THE EXERCISE ▸
Working from the top of the listing below, retype each line through the line containing "ax = fig.add_axes([(cx", both included, with no pictures.

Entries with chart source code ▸
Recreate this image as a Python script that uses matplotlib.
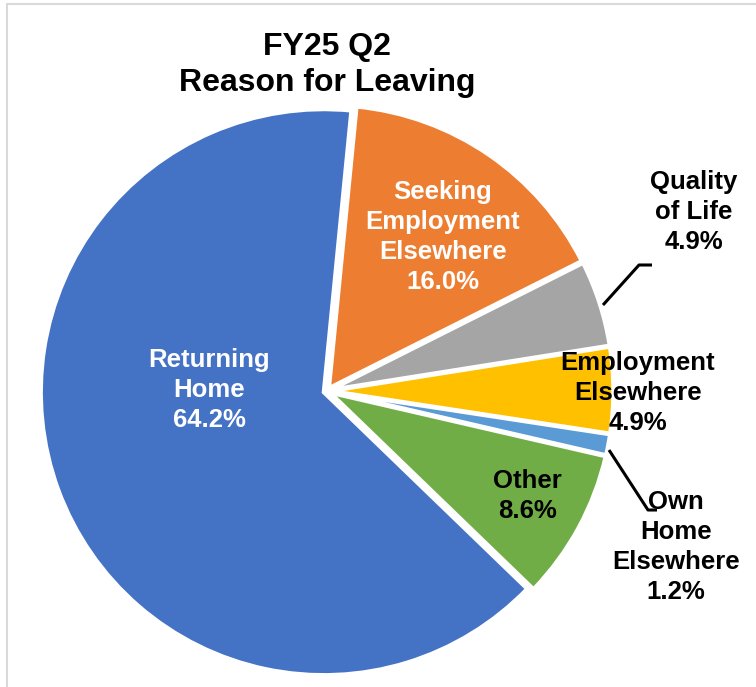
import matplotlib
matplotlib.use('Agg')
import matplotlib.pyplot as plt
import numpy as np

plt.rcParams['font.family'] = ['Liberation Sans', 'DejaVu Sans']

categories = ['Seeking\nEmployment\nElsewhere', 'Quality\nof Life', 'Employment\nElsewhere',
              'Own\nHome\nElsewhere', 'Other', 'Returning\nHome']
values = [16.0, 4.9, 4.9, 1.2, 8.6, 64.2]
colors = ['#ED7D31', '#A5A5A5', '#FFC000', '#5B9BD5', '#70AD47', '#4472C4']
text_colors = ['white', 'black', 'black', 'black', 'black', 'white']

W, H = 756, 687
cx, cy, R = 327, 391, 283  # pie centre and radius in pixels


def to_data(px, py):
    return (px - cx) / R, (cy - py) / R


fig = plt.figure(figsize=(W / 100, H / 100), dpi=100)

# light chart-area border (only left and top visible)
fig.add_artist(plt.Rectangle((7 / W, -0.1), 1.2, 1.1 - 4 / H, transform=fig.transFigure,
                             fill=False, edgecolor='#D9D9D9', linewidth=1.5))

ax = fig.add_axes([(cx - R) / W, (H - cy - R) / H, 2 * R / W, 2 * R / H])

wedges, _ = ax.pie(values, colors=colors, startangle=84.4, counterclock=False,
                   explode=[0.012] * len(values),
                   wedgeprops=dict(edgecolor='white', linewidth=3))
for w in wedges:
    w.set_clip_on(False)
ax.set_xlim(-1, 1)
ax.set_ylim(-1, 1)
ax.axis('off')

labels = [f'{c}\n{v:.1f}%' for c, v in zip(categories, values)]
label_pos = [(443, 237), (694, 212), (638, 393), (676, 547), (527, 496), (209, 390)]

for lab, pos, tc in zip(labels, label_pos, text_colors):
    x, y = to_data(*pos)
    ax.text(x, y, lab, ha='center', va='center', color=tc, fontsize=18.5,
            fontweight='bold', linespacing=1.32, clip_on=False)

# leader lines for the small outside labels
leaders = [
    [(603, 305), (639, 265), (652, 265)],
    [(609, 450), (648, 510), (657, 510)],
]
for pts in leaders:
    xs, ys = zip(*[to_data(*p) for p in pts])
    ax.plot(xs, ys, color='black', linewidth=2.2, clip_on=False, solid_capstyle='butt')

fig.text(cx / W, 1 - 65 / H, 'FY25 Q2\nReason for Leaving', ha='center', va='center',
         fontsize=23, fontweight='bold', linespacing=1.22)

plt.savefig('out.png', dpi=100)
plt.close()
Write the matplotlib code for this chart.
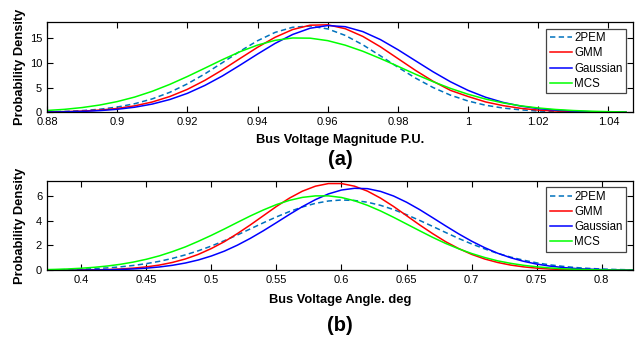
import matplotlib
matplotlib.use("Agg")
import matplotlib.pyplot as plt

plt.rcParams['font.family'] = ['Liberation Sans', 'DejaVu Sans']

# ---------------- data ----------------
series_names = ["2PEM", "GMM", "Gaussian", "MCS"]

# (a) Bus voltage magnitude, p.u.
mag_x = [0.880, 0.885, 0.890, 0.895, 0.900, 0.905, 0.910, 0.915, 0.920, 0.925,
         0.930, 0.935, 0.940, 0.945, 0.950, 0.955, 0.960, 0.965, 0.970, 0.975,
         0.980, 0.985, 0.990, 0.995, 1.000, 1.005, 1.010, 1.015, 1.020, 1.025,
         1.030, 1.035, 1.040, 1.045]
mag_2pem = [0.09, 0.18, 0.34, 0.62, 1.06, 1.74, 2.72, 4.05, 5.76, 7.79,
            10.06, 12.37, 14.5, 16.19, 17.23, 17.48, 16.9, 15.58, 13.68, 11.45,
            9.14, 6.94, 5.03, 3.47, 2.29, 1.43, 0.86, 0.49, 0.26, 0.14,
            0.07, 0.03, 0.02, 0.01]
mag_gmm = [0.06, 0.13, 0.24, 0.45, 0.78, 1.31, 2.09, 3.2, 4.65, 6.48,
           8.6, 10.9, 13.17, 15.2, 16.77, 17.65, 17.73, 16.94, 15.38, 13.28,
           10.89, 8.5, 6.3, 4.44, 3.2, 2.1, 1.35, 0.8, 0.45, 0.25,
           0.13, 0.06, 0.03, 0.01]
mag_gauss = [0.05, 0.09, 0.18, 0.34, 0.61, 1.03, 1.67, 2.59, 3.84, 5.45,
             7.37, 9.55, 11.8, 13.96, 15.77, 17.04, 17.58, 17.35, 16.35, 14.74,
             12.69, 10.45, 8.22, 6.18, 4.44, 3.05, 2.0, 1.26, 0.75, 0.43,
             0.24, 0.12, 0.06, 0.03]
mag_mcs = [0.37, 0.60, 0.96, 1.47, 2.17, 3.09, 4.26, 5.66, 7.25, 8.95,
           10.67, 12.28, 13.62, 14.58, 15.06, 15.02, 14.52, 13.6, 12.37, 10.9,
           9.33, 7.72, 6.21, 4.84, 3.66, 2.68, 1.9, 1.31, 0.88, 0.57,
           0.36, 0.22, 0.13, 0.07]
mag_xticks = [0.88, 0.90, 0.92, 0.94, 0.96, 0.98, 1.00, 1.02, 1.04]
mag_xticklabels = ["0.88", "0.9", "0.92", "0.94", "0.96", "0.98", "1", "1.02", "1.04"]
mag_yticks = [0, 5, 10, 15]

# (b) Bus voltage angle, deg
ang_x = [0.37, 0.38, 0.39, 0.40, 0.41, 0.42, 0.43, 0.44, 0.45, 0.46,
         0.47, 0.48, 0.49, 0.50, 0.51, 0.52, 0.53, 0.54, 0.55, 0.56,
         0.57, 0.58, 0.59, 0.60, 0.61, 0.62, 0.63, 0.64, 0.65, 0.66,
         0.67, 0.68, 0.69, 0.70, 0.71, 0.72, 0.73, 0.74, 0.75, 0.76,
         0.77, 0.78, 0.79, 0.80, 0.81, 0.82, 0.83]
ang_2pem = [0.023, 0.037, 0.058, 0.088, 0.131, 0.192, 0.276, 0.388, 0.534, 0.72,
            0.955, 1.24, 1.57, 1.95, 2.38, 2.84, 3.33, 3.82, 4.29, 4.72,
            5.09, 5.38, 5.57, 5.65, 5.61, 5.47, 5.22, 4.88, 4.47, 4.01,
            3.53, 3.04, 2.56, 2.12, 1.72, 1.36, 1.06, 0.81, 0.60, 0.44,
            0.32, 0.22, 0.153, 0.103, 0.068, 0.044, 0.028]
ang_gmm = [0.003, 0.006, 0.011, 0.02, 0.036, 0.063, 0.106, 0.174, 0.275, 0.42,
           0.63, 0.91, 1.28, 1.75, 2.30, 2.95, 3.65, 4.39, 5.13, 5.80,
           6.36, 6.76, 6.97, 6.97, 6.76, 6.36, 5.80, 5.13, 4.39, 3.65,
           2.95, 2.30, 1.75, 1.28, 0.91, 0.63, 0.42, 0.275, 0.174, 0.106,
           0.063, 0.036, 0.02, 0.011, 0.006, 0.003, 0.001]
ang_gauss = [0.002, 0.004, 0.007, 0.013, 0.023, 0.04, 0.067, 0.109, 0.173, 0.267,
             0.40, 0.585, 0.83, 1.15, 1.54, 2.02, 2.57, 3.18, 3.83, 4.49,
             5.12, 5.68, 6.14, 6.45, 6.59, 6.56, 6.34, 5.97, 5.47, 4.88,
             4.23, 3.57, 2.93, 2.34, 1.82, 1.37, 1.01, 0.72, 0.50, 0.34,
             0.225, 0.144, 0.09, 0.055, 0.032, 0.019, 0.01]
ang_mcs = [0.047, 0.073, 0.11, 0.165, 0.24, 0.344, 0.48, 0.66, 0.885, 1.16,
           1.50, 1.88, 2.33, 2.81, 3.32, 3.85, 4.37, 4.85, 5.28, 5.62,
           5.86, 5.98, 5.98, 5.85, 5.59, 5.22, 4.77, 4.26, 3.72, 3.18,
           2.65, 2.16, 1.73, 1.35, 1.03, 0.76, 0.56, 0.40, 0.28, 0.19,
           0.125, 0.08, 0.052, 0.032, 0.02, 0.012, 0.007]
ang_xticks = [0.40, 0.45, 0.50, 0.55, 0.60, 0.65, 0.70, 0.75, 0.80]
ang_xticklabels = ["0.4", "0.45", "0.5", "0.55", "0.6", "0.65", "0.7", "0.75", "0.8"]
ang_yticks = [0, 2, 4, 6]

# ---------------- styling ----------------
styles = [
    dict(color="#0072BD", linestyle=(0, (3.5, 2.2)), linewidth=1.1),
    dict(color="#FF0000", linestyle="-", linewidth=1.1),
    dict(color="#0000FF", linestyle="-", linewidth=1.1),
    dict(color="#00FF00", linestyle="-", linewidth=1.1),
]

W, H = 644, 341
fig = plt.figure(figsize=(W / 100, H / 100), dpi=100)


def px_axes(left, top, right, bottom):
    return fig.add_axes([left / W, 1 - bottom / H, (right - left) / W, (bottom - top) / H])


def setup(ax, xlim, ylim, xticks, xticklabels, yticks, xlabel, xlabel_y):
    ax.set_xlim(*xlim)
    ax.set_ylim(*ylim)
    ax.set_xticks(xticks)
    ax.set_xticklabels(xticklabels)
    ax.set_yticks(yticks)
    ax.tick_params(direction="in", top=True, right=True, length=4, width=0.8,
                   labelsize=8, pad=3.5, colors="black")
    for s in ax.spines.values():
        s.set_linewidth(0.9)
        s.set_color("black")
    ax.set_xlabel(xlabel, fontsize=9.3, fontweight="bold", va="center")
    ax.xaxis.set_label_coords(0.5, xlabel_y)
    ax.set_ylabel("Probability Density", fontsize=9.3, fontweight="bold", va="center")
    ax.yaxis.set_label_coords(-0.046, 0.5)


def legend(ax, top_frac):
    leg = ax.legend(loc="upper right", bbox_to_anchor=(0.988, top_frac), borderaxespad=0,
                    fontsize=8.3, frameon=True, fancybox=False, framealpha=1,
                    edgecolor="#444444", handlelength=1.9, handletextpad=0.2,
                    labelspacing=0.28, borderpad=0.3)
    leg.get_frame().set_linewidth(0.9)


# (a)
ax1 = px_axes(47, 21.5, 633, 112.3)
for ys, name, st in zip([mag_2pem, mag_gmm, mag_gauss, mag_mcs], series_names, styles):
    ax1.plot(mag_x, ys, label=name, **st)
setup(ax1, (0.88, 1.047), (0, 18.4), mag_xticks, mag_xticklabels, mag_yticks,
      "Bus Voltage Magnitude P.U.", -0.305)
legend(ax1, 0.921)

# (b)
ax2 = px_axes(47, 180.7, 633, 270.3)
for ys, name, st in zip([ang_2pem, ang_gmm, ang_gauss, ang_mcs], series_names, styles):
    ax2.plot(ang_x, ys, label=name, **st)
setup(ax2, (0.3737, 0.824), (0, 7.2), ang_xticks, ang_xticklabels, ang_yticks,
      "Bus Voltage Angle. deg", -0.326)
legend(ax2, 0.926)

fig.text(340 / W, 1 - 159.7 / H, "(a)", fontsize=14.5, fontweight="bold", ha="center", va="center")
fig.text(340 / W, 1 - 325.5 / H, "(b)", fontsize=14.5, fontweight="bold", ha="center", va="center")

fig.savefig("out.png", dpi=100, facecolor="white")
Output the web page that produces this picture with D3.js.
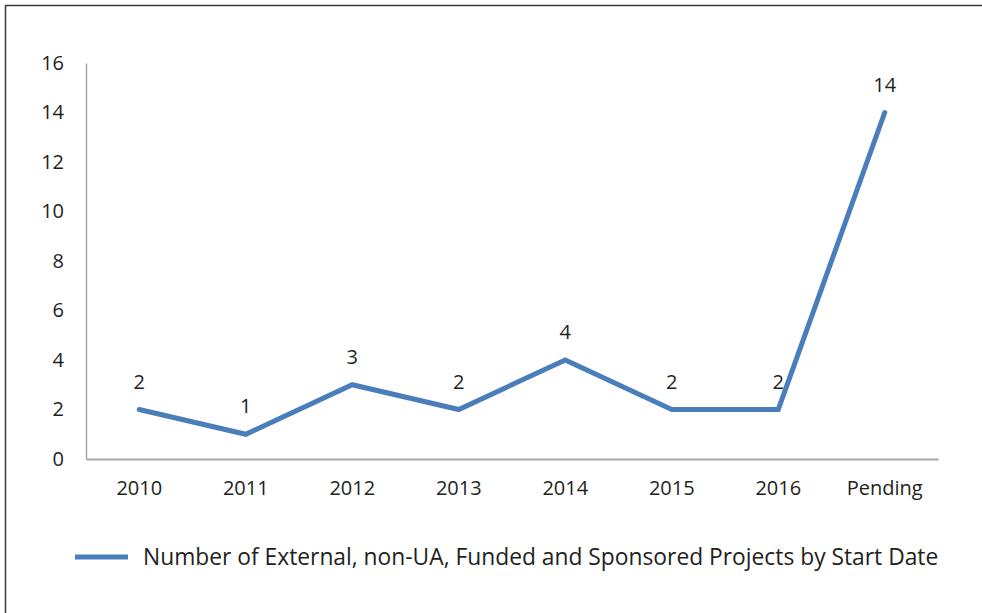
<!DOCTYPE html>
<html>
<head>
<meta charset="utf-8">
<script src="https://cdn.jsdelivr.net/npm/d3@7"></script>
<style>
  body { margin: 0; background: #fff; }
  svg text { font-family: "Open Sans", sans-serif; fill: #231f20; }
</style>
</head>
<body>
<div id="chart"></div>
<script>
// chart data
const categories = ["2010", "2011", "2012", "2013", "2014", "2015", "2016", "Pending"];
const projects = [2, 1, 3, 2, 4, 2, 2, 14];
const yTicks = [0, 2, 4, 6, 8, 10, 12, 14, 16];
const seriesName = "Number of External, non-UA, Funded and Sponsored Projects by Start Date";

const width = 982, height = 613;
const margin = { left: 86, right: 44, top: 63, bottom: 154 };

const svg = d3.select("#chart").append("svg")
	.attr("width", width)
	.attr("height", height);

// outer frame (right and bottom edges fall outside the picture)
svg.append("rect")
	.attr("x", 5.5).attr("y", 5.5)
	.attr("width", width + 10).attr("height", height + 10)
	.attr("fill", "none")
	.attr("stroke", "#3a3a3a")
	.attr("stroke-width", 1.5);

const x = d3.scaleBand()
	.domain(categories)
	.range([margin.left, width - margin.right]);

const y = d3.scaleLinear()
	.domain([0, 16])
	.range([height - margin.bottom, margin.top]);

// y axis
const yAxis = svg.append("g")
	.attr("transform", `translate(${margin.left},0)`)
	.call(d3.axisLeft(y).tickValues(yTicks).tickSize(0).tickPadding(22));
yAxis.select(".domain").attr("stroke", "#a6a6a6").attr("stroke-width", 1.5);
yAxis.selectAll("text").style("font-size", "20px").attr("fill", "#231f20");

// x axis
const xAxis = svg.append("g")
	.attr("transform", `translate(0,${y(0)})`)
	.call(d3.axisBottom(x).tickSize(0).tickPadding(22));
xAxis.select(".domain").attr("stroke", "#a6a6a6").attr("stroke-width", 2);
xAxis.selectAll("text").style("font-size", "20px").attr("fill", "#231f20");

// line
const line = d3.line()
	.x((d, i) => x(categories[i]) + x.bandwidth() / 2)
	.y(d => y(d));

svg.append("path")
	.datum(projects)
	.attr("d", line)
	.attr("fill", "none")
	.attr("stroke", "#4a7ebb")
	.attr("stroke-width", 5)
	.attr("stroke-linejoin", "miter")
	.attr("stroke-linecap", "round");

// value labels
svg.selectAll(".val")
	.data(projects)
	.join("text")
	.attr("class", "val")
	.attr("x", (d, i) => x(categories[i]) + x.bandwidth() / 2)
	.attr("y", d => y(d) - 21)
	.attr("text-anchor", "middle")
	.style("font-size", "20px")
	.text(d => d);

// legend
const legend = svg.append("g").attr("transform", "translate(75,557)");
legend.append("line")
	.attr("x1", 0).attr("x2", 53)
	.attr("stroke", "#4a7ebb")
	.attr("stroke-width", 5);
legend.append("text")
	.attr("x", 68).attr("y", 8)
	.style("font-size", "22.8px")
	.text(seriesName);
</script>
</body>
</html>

EXERCISE RESULT ▸
Recreate this image as a Python script that uses matplotlib.
import matplotlib
matplotlib.use('Agg')
import matplotlib.pyplot as plt
import numpy as np

plt.rcParams['font.family'] = ['Liberation Sans', 'DejaVu Sans']

categories = ['Seeking\nEmployment\nElsewhere', 'Quality\nof Life', 'Employment\nElsewhere',
              'Own\nHome\nElsewhere', 'Other', 'Returning\nHome']
values = [16.0, 4.9, 4.9, 1.2, 8.6, 64.2]
colors = ['#ED7D31', '#A5A5A5', '#FFC000', '#5B9BD5', '#70AD47', '#4472C4']
text_colors = ['white', 'black', 'black', 'black', 'black', 'white']

W, H = 756, 687
cx, cy, R = 327, 391, 283  # pie centre and radius in pixels


def to_data(px, py):
    return (px - cx) / R, (cy - py) / R


fig = plt.figure(figsize=(W / 100, H / 100), dpi=100)

# light chart-area border (only left and top visible)
fig.add_artist(plt.Rectangle((7 / W, -0.1), 1.2, 1.1 - 4 / H, transform=fig.transFigure,
                             fill=False, edgecolor='#D9D9D9', linewidth=1.5))

ax = fig.add_axes([(cx - R) / W, (H - cy - R) / H, 2 * R / W, 2 * R / H])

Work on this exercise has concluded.